Sabe o processo de ir aceitando que nem tudo precisa ser útil? Ele é longo.

Longo como todo processo de transformação de algo que sempre fez parte da vida e que, de repente, parece deixar de fazer sentido. E penso que parte da dificuldade vem de uma mudança gerar a dúvida em relação ao que sempre se fez: estava tudo errado?  

A gente faz o melhor que pode em cada momento, aprende com os erros e tudo mais, mas o que tem sido mais importante, pra mim, é deixar de classificar as coisas como erros (construtivos ou não) e me questionar sobre o que é um erro.

Parece que meu meio do céu em virgem tem a ver  tanto com a  necessidade de produzir algo útil como a visão de  que o que  é certo, é certo e que o que é errado, é errado — e quando se trata de valores éticos, sempre vou pensar assim. Mas o fato é que o desenho tem me ensinado a ver o processo como resultado. E se o processo é o resultado, não existe erro. 

Dedicar o tempo a uma atividade de lazer que ao mesmo tempo gera um “produto” e esse produto não ter utilidade é um desafio pra mim. Sempre vem uma vozinha dizendo: “você vai ter um papel com um desenho feio e que não vai servir pra nada. Melhor não gastar seu tempo!”. E ela grita ainda mais alto quando vou fazer exercícios de rabiscos, que nem desenhos são para serem serem ruins ou bons. 

Quando ouvi a ilustradora Yuko Shimizu dizendo que se você olhar pro papel vai tentar fazer o desenho ficar bonito e, se não olhar, vai desenhar o que vê, e não o que acha que vê, descobri o exercício que mais gosto atualmente. E quando você desenha sem olhar pro sem olhar pro papel, começa saindo tudo torto e desconjuntado mas, aos poucos, os dedos estão proporcionais, os dois lados da garrafa têm a mesma altura, o rosto tem uma composição coerente… porque, sim, os resultados melhoram drástica e rapidamente. Mas não vejo nenhuma mão com os dedos sobrepostos, rosto todo torto ou lapiseira deformada como um erro. Gosto deles todos. Não só como ferramentas para melhorar, mas dentro de sua própria estética.

Já nos exercícios em que papel e olhos se comunicam, muitas vezes eu penso em fazer uma coisa e sai outra. De outro jeito. E cada um desses jeitos impensados, acabam me dando novas ideias e uma perspectiva que ainda não tinha em relação à ideia inicial.
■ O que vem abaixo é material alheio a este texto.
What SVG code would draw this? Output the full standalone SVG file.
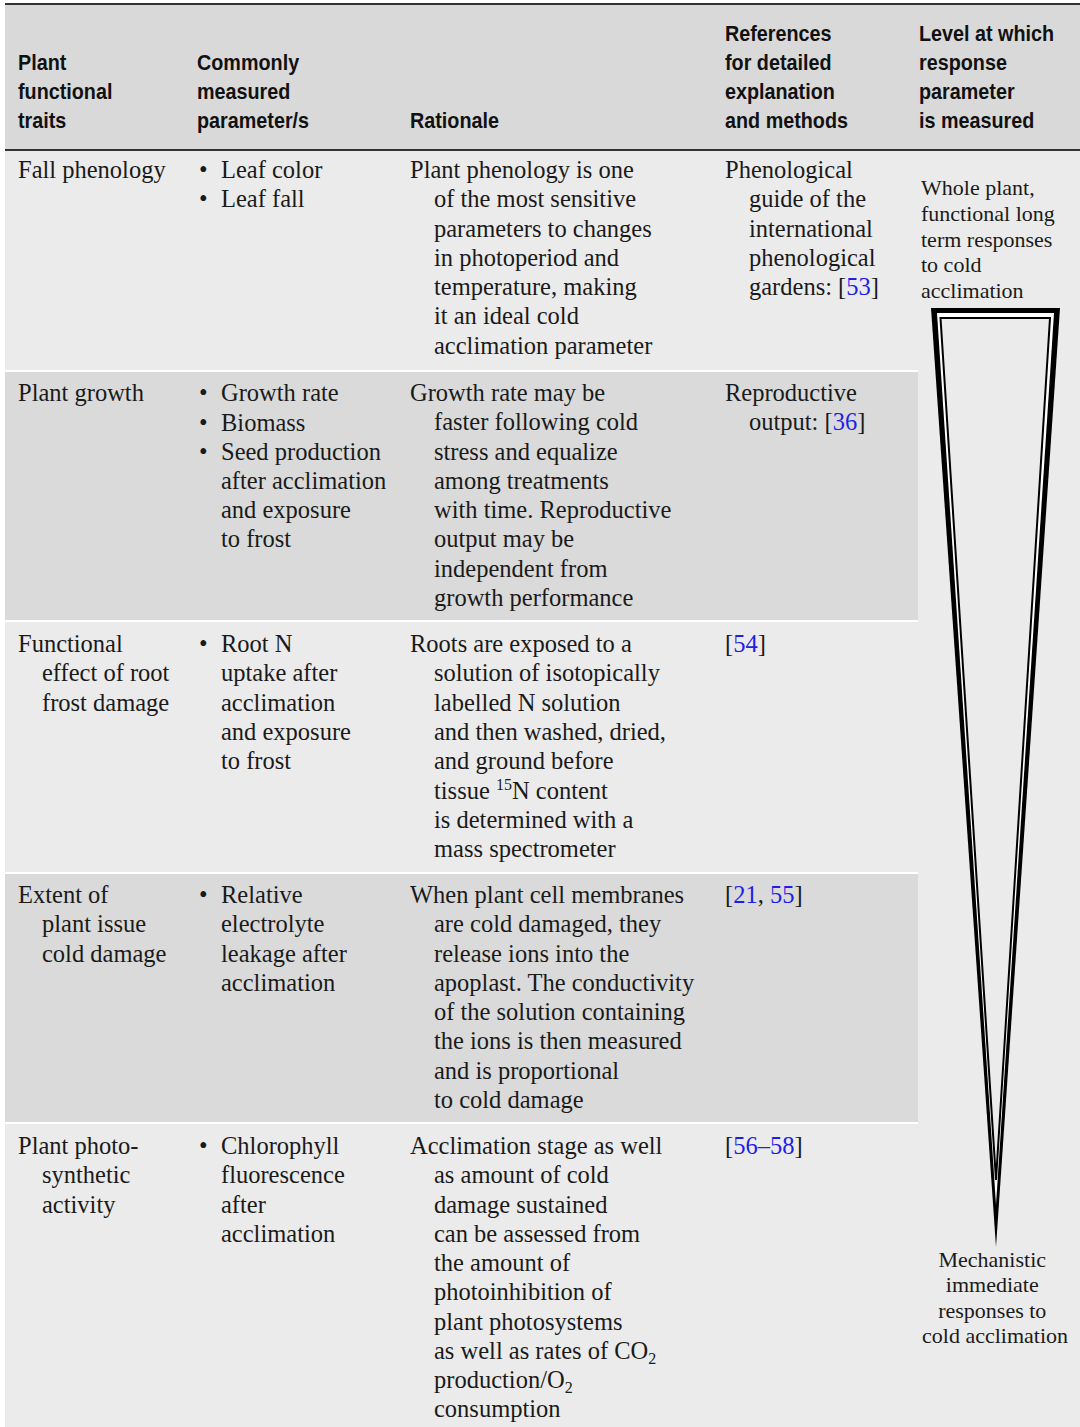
<svg xmlns="http://www.w3.org/2000/svg" width="1080" height="1427" viewBox="0 0 1080 1427">
  <style>
    .hd { font-family: "Liberation Sans", Arial, sans-serif; font-weight: bold; font-size: 21.5px; fill: #111; }
    .tx { font-family: "Liberation Serif", "Times New Roman", serif; font-size: 24.5px; fill: #1a1a1a; }
    .sm { font-family: "Liberation Serif", "Times New Roman", serif; font-size: 22px; fill: #1a1a1a; }
    .ref { fill: #1f1fe6; }
    .lite { fill: #ebebeb; }
    .dark { fill: #d9dad9; }
    .sep { fill: #ffffff; }
  </style>

  <!-- page -->
  <rect x="0" y="0" width="1080" height="1427" fill="#ffffff"/>

  <!-- header band -->
  <g id="header">
    <rect x="5" y="4" width="1075" height="146" fill="#d9d9d9"/>
    <rect x="5" y="3" width="1075" height="2" fill="#333333"/>
    <rect x="5" y="149" width="1075" height="2" fill="#333333"/>
    <g transform="translate(18,0) scale(0.92,1)">
      <text class="hd" x="0" y="70">Plant</text>
      <text class="hd" x="0" y="99">functional</text>
      <text class="hd" x="0" y="128">traits</text>
    </g>
    <g transform="translate(197,0) scale(0.92,1)">
      <text class="hd" x="0" y="70">Commonly</text>
      <text class="hd" x="0" y="99">measured</text>
      <text class="hd" x="0" y="128">parameter/s</text>
    </g>
    <g transform="translate(410,0) scale(0.92,1)">
      <text class="hd" x="0" y="128">Rationale</text>
    </g>
    <g transform="translate(725,0) scale(0.92,1)">
      <text class="hd" x="0" y="41">References</text>
      <text class="hd" x="0" y="70">for detailed</text>
      <text class="hd" x="0" y="99">explanation</text>
      <text class="hd" x="0" y="128">and methods</text>
    </g>
    <g transform="translate(919,0) scale(0.92,1)">
      <text class="hd" x="0" y="41">Level at which</text>
      <text class="hd" x="0" y="70">response</text>
      <text class="hd" x="0" y="99">parameter</text>
      <text class="hd" x="0" y="128">is measured</text>
    </g>
  </g>

  <!-- body backgrounds -->
  <g id="body-bg">
    <rect class="lite" x="5" y="151" width="1075" height="1276"/>
    <rect class="dark" x="5" y="372" width="913" height="248"/>
    <rect class="dark" x="5" y="874" width="913" height="248"/>
    <rect class="sep" x="5" y="370" width="913" height="2"/>
    <rect class="sep" x="5" y="620" width="913" height="2"/>
    <rect class="sep" x="5" y="872" width="913" height="2"/>
    <rect class="sep" x="5" y="1122" width="913" height="2"/>
  </g>

  <!-- row: fall phenology -->
  <g id="row-fall-phenology">
    <text class="tx" x="18" y="178">Fall phenology</text>
    <text class="tx" y="178"><tspan x="199">•</tspan><tspan x="221">Leaf color</tspan></text>
    <text class="tx" y="207"><tspan x="199">•</tspan><tspan x="221">Leaf fall</tspan></text>
    <text class="tx">
      <tspan x="410" y="178">Plant phenology is one</tspan>
      <tspan x="434" y="207">of the most sensitive</tspan>
      <tspan x="434" y="237">parameters to changes</tspan>
      <tspan x="434" y="266">in photoperiod and</tspan>
      <tspan x="434" y="295">temperature, making</tspan>
      <tspan x="434" y="324">it an ideal cold</tspan>
      <tspan x="434" y="354">acclimation parameter</tspan>
    </text>
    <text class="tx">
      <tspan x="725" y="178">Phenological</tspan>
      <tspan x="749" y="207">guide of the</tspan>
      <tspan x="749" y="237">international</tspan>
      <tspan x="749" y="266">phenological</tspan>
      <tspan x="749" y="295">gardens: [<tspan class="ref">53</tspan>]</tspan>
    </text>
  </g>

  <!-- row: plant growth -->
  <g id="row-plant-growth">
    <text class="tx" x="18" y="401">Plant growth</text>
    <text class="tx" y="401"><tspan x="199">•</tspan><tspan x="221">Growth rate</tspan></text>
    <text class="tx" y="431"><tspan x="199">•</tspan><tspan x="221">Biomass</tspan></text>
    <text class="tx" y="460"><tspan x="199">•</tspan><tspan x="221">Seed production</tspan></text>
    <text class="tx">
      <tspan x="221" y="489">after acclimation</tspan>
      <tspan x="221" y="518">and exposure</tspan>
      <tspan x="221" y="547">to frost</tspan>
    </text>
    <text class="tx">
      <tspan x="410" y="401">Growth rate may be</tspan>
      <tspan x="434" y="430">faster following cold</tspan>
      <tspan x="434" y="460">stress and equalize</tspan>
      <tspan x="434" y="489">among treatments</tspan>
      <tspan x="434" y="518">with time. Reproductive</tspan>
      <tspan x="434" y="547">output may be</tspan>
      <tspan x="434" y="577">independent from</tspan>
      <tspan x="434" y="606">growth performance</tspan>
    </text>
    <text class="tx">
      <tspan x="725" y="401">Reproductive</tspan>
      <tspan x="749" y="430">output: [<tspan class="ref">36</tspan>]</tspan>
    </text>
  </g>

  <!-- row: root frost damage -->
  <g id="row-root-frost">
    <text class="tx">
      <tspan x="18" y="652">Functional</tspan>
      <tspan x="42" y="681">effect of root</tspan>
      <tspan x="42" y="711">frost damage</tspan>
    </text>
    <text class="tx" y="652"><tspan x="199">•</tspan><tspan x="221">Root N</tspan></text>
    <text class="tx">
      <tspan x="221" y="681">uptake after</tspan>
      <tspan x="221" y="711">acclimation</tspan>
      <tspan x="221" y="740">and exposure</tspan>
      <tspan x="221" y="769">to frost</tspan>
    </text>
    <text class="tx">
      <tspan x="410" y="652">Roots are exposed to a</tspan>
      <tspan x="434" y="681">solution of isotopically</tspan>
      <tspan x="434" y="711">labelled N solution</tspan>
      <tspan x="434" y="740">and then washed, dried,</tspan>
      <tspan x="434" y="769">and ground before</tspan>
      <tspan x="434" y="799">tissue <tspan font-size="16" dy="-9">15</tspan><tspan dy="9">N content</tspan></tspan>
      <tspan x="434" y="828">is determined with a</tspan>
      <tspan x="434" y="857">mass spectrometer</tspan>
    </text>
    <text class="tx" x="725" y="652">[<tspan class="ref">54</tspan>]</text>
  </g>

  <!-- row: tissue cold damage -->
  <g id="row-tissue-damage">
    <text class="tx">
      <tspan x="18" y="903">Extent of</tspan>
      <tspan x="42" y="932">plant issue</tspan>
      <tspan x="42" y="962">cold damage</tspan>
    </text>
    <text class="tx" y="903"><tspan x="199">•</tspan><tspan x="221">Relative</tspan></text>
    <text class="tx">
      <tspan x="221" y="932">electrolyte</tspan>
      <tspan x="221" y="962">leakage after</tspan>
      <tspan x="221" y="991">acclimation</tspan>
    </text>
    <text class="tx">
      <tspan x="410" y="903">When plant cell membranes</tspan>
      <tspan x="434" y="932">are cold damaged, they</tspan>
      <tspan x="434" y="962">release ions into the</tspan>
      <tspan x="434" y="991">apoplast. The conductivity</tspan>
      <tspan x="434" y="1020">of the solution containing</tspan>
      <tspan x="434" y="1049">the ions is then measured</tspan>
      <tspan x="434" y="1079">and is proportional</tspan>
      <tspan x="434" y="1108">to cold damage</tspan>
    </text>
    <text class="tx" x="725" y="903">[<tspan class="ref">21</tspan>, <tspan class="ref">55</tspan>]</text>
  </g>

  <!-- row: photosynthetic activity -->
  <g id="row-photosynthesis">
    <text class="tx">
      <tspan x="18" y="1154">Plant photo-</tspan>
      <tspan x="42" y="1183">synthetic</tspan>
      <tspan x="42" y="1213">activity</tspan>
    </text>
    <text class="tx" y="1154"><tspan x="199">•</tspan><tspan x="221">Chlorophyll</tspan></text>
    <text class="tx">
      <tspan x="221" y="1183">fluorescence</tspan>
      <tspan x="221" y="1213">after</tspan>
      <tspan x="221" y="1242">acclimation</tspan>
    </text>
    <text class="tx">
      <tspan x="410" y="1154">Acclimation stage as well</tspan>
      <tspan x="434" y="1183">as amount of cold</tspan>
      <tspan x="434" y="1213">damage sustained</tspan>
      <tspan x="434" y="1242">can be assessed from</tspan>
      <tspan x="434" y="1271">the amount of</tspan>
      <tspan x="434" y="1300">photoinhibition of</tspan>
      <tspan x="434" y="1330">plant photosystems</tspan>
    </text>
    <text class="tx" x="434" y="1359">as well as rates of CO<tspan font-size="16" dy="5">2</tspan></text>
    <text class="tx" x="434" y="1388">production/O<tspan font-size="16" dy="5">2</tspan></text>
    <text class="tx" x="434" y="1417">consumption</text>
    <text class="tx" x="725" y="1154">[<tspan class="ref">56–58</tspan>]</text>
  </g>

  <!-- level column: tapering scale from whole-plant to mechanistic -->
  <g id="level-scale">
    <text class="sm">
      <tspan x="921" y="195">Whole plant,</tspan>
      <tspan x="921" y="221">functional long</tspan>
      <tspan x="921" y="247">term responses</tspan>
      <tspan x="921" y="272">to cold</tspan>
      <tspan x="921" y="298">acclimation</tspan>
    </text>
    <polygon points="931,308 1060,308 996,1247" fill="#000000"/>
    <polygon points="937,313 1054,313 996,1205" fill="#ffffff"/>
    <polygon points="940.5,318 1050,318 996,1180" fill="#ebebeb" stroke="#000000" stroke-width="2"/>
    <text class="sm" text-anchor="middle">
      <tspan x="995" y="1267">Mechanistic</tspan>
      <tspan x="995" y="1292">immediate</tspan>
      <tspan x="995" y="1318">responses to</tspan>
      <tspan x="995" y="1343">cold acclimation</tspan>
    </text>
  </g>
</svg>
E o fato de estar gostando do caminho tem me mostrado que enquanto estou vivendo um processo, não tem isso de certo e errado. É quando um processo se esgota que começa a surir a sensação de que algo está errado, um incômodo, um indicativo da incoerência entre o que estou fazendo e que quero fazer, o que faz sentido. Comigo, foi assim quando viver em SP começou a parecer insuportável, foi assim qdo relações precisaram ser encerradas e eu não sabia como, e foi assim qdo precisei entender que não adiantava ser tão produtiva e ignorar o que gosto de fazer.

Cada um desses erros durou anos. Longos anos. Porque entre identificar o que está causando ruído e poder mudar a situação podem existir muitas barreiras, o que faz sentido financeiramente não faz sentido emocionalmente (ou vice versa) etc. Mas se enquanto isso não está claro a vida vai ficando pesada e tudo parece estar errado, entender o que está incomodando muda a perspectiva de certo e errado, bom e ruim, e as experiências se mesclam aí no meio entre coisas melhores e piores de um processo em andamento — um processo que faz sentido, no qual não existe erro, mas escolhas e possibilidades.